Numpy slice of arbitrary dimensions

Question

I would like to slice a numpy array to obtain the i-th index in the last dimension. For a 3D array, this would be:

slice = myarray[:,:,i]

B

Answer 1

Actually, just found the answer. As stated in numpy's documentation this can be done with the slice object.
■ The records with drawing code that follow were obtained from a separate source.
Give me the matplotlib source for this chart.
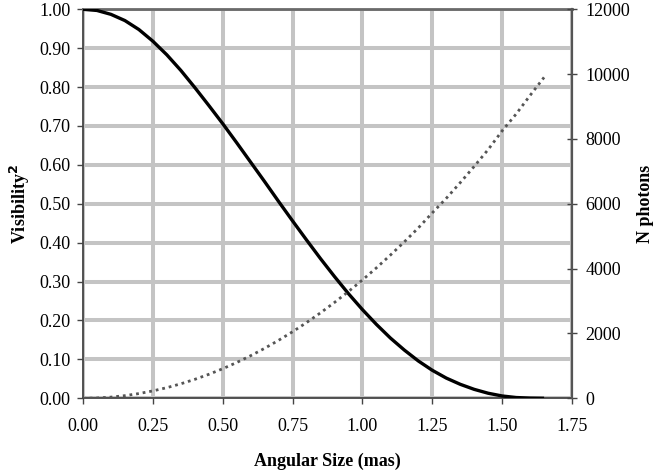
import numpy as np
import matplotlib.pyplot as plt

# angular size (mas)
size = [0.00, 0.05, 0.10, 0.15, 0.20, 0.25, 0.30, 0.35, 0.40, 0.45,
        0.50, 0.55, 0.60, 0.65, 0.70, 0.75, 0.80, 0.85, 0.90, 0.95,
        1.00, 1.05, 1.10, 1.15, 1.20, 1.25, 1.30, 1.35, 1.40, 1.45,
        1.50, 1.55, 1.60, 1.65]
# visibility squared (left axis)
vis2 = [1.000, 0.997, 0.987, 0.971, 0.948, 0.918, 0.883, 0.843, 0.799, 0.753,
        0.706, 0.657, 0.607, 0.557, 0.506, 0.456, 0.407, 0.359, 0.313, 0.269,
        0.228, 0.190, 0.155, 0.124, 0.096, 0.072, 0.052, 0.036, 0.023, 0.013,
        0.006, 0.002, 0.0005, 0.000]
# photons needed (right axis)
nphot = [0, 9, 36, 82, 146, 228, 328, 447, 584, 739,
         912, 1104, 1314, 1542, 1789, 2053, 2336, 2637, 2957, 3294,
         3650, 4024, 4417, 4827, 5256, 5720, 6169, 6652, 7154, 7674,
         8250, 8769, 9344, 9900]

xticks = [0.00, 0.25, 0.50, 0.75, 1.00, 1.25, 1.50, 1.75]
yticks = [0.0, 0.1, 0.2, 0.3, 0.4, 0.5, 0.6, 0.7, 0.8, 0.9, 1.0]
y2ticks = [0, 2000, 4000, 6000, 8000, 10000, 12000]

plt.rcParams['font.family'] = ['Liberation Serif', 'DejaVu Serif']
fs = 13

fig = plt.figure(figsize=(6.55, 4.74), dpi=100)
ax = fig.add_axes([0.1267, 0.1597, 0.7466, 0.8207])

ax.set_xlim(0, 1.75)
ax.set_ylim(0, 1.0)
ax.set_xticks(xticks)
ax.set_xticklabels([f'{t:.2f}' for t in xticks], fontsize=fs)
ax.set_yticks(yticks)
ax.set_yticklabels([f'{t:.2f}' for t in yticks], fontsize=fs)
ax.grid(True, color='#c4c4c4', lw=2.9, zorder=0)
ax.set_axisbelow(True)
ax.tick_params(axis='y', direction='out', length=4, width=1, color='#444444', pad=5)
ax.tick_params(axis='x', direction='out', length=4, width=1, color='#444444', pad=10)

for side in ['left', 'bottom']:
    ax.spines[side].set_color('#444444')
    ax.spines[side].set_linewidth(1.3)
ax.spines['top'].set_color('#6a6a6a')
ax.spines['top'].set_linewidth(2)
ax.spines['right'].set_visible(False)

ax.plot(size, vis2, color='black', lw=2.4, solid_capstyle='butt',
        solid_joinstyle='round', zorder=3)

ax2 = ax.twinx()
ax2.set_ylim(0, 12000)
ax2.set_yticks(y2ticks)
ax2.set_yticklabels([str(t) for t in y2ticks], fontsize=fs)
ax2.tick_params(axis='y', direction='inout', length=7, width=1, color='#444444', pad=6)
ax2.spines['right'].set_color('#555555')
ax2.spines['right'].set_linewidth(1.6)
for side in ['left', 'bottom', 'top']:
    ax2.spines[side].set_visible(False)
ax2.plot(size, nphot, color='#555555', lw=2, linestyle=(0, (1, 1.4)), zorder=3)

fig.text(0.031, 0.57, 'Visibility$^\\mathbf{2}$', rotation=90, ha='center', va='center',
         fontsize=fs, fontweight='bold')
fig.text(0.986, 0.57, 'N photons', rotation=90, ha='center', va='center',
         fontsize=fs, fontweight='bold')
fig.text(0.5, 0.027, 'Angular Size (mas)', ha='center', va='center',
         fontsize=fs, fontweight='bold')

fig.savefig('out.png', dpi=100)
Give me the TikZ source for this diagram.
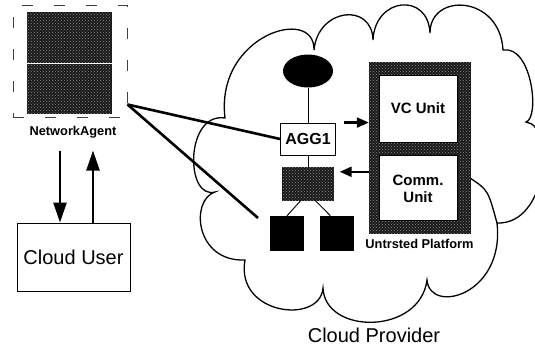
\documentclass[tikz,border=0pt]{standalone}
\usepackage{fontspec}
\setmainfont{Liberation Sans}
\usetikzlibrary{arrows.meta,patterns,positioning,shapes.geometric,calc}

\begin{document}
\begin{tikzpicture}[x=1pt, y=1pt,
          box/.style={rectangle, draw, line width=0.9pt, fill=white, inner sep=0pt},
          mottled/.style={rectangle, draw=black!90, fill=black!90, inner sep=0pt,
            postaction={pattern=crosshatch dots, pattern color=black!45}},
          blackbox/.style={rectangle, fill=black, inner sep=0pt, minimum width=34pt, minimum height=35pt},
          bigarrow/.style={line width=2.5pt, -{Triangle[width=13pt,length=20pt]}},
          midarrow/.style={line width=2.2pt, -{Triangle[width=10pt,length=12pt]}},
          wire/.style={line width=0.9pt},
          link/.style={line width=2.6pt},
          cloudline/.style={line width=1.3pt},
          unit/.style={font=\fontsize{15}{17}\selectfont\bfseries, align=center},
          small/.style={font=\fontsize{12.8}{14}\selectfont\bfseries},
          big/.style={font=\fontsize{20}{24}\selectfont}]

          \useasboundingbox (0,0) rectangle (535,-349);

          % cloud outline
          \draw[cloudline] (225,-118)
            .. controls (215,-35) and (315,-5) .. (314,-50)
            .. controls (318,-8) and (372,-2) .. (373,-40)
            .. controls (375,3) and (428,8) .. (430,-33)
            .. controls (430,8) and (500,5) .. (503,-50)
            .. controls (532,-45) and (540,-118) .. (526,-122)
            .. controls (555,-125) and (548,-225) .. (497,-223)
            .. controls (505,-295) and (430,-315) .. (427,-280)
            .. controls (420,-335) and (325,-335) .. (323,-288)
            .. controls (320,-325) and (235,-315) .. (245,-260)
            .. controls (195,-262) and (190,-200) .. (215,-192)
            .. controls (185,-200) and (185,-112) .. (225,-118) -- cycle;
          \draw[cloudline] (470,-178) .. controls (488,-190) .. (497,-223);

          % network agent
          \node[mottled, minimum width=84pt, minimum height=50pt] (natop) at (69,-37) {};
          \node[mottled, minimum width=84pt, minimum height=49pt] (nabot) at (69,-88.5) {};
          \node[rectangle, draw=black!75, line width=1pt, dash pattern=on 11pt off 21pt,
                minimum width=114pt, minimum height=112pt] (na) at (70,-61) {};
          \node[small] (nalabel) at (73,-132) {NetworkAgent};

          \node[box, big, minimum width=113pt, minimum height=68pt] (user) at (73.5,-257) {Cloud User};

          \draw[bigarrow, shorten <=9pt] ([xshift=-13pt]nalabel.south) -- ([xshift=-13pt]nalabel.south |- user.north);
          \draw[bigarrow, shorten >=9pt] ([xshift=20pt]nalabel.south |- user.north) -- ([xshift=20pt]nalabel.south);

          % provider side
          \node[ellipse, fill, minimum width=50pt, minimum height=33pt, inner sep=0pt] (head) at (308,-71) {};
          \node[box, font=\fontsize{16}{18}\selectfont\bfseries, minimum width=55pt, minimum height=32pt] (agg) at (308,-139) {AGG1};
          \node[mottled, minimum width=51pt, minimum height=33pt] (hub) at (308,-183.5) {};
          \node[blackbox] (leafL) at (287,-233.5) {};
          \node[blackbox, right=16pt of leafL] (leafR) {};

          \draw[wire] (head.south) -- (agg.north);
          \draw[wire] (agg.south) -- (hub.north);
          \draw[wire] ([xshift=-7pt]hub.south) -- (leafL.north);
          \draw[wire] ([xshift=7pt]hub.south) -- ([xshift=-7pt]leafR.north);

          % untrusted platform
          \node[mottled, minimum width=101pt, minimum height=171pt] (plat) at (419.5,-147.5) {};
          \node[box, unit, minimum width=78pt, minimum height=67pt] (vc) at (418,-108.5) {VC Unit};
          \node[box, unit, minimum width=78pt, minimum height=65pt, below=13pt of vc] (comm) {Comm.\\Unit};
          \node[small, below=2pt of plat] (platlabel) {Untrsted Platform};

          \draw[midarrow] ([xshift=8pt]agg.north east) -- (agg.north east -| plat.west);
          \draw[midarrow] ($(hub.north east -| plat.west)+(0,-5pt)$) -- ($(hub.north east)+(6pt,-5pt)$);

          \node[big] (provider) at (374,-335) {Cloud Provider};

          % links from the agent
          \coordinate (nafoot) at ([yshift=13pt]na.south east);
          \coordinate (linkend) at (258,-218);
          \draw[link] (nafoot) -- (agg.west);
          \draw[link] (nafoot) -- (linkend);
        \end{tikzpicture}
\end{document}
In my particular case, this would do it:

idx = [slice(None)] * (myarray.ndim - 1) + [i] 
my_slice = myarray[idx]

The slice(None) is equivalent to choosing all elements in that index, and the last [i] selects a specific index for the last dimension.

Answer 2

There is ... or Ellipsis, which does exactly this:

slice = myarray[..., i]

Ellipsis is the python object, if you should want to use it outside the square bracket notation.

Answer 3

In terms of slicing an arbitrary dimension, the previous excellent answers can be extended to:

indx = [slice(None)]*myarray.ndim
indx[slice_dim] = i
sliced = myarray[indx]

This returns the slice from any dimension slice_dim - slice_dim = -1 reproduces the previous answers. For completeness - the first two lines of the above listing can be condensed to:

indx = [slice(None)]*(slice_dim) + [i] + [slice(None)]*(myarray.ndim-slice_dim-1)

though I find the previous version more readable.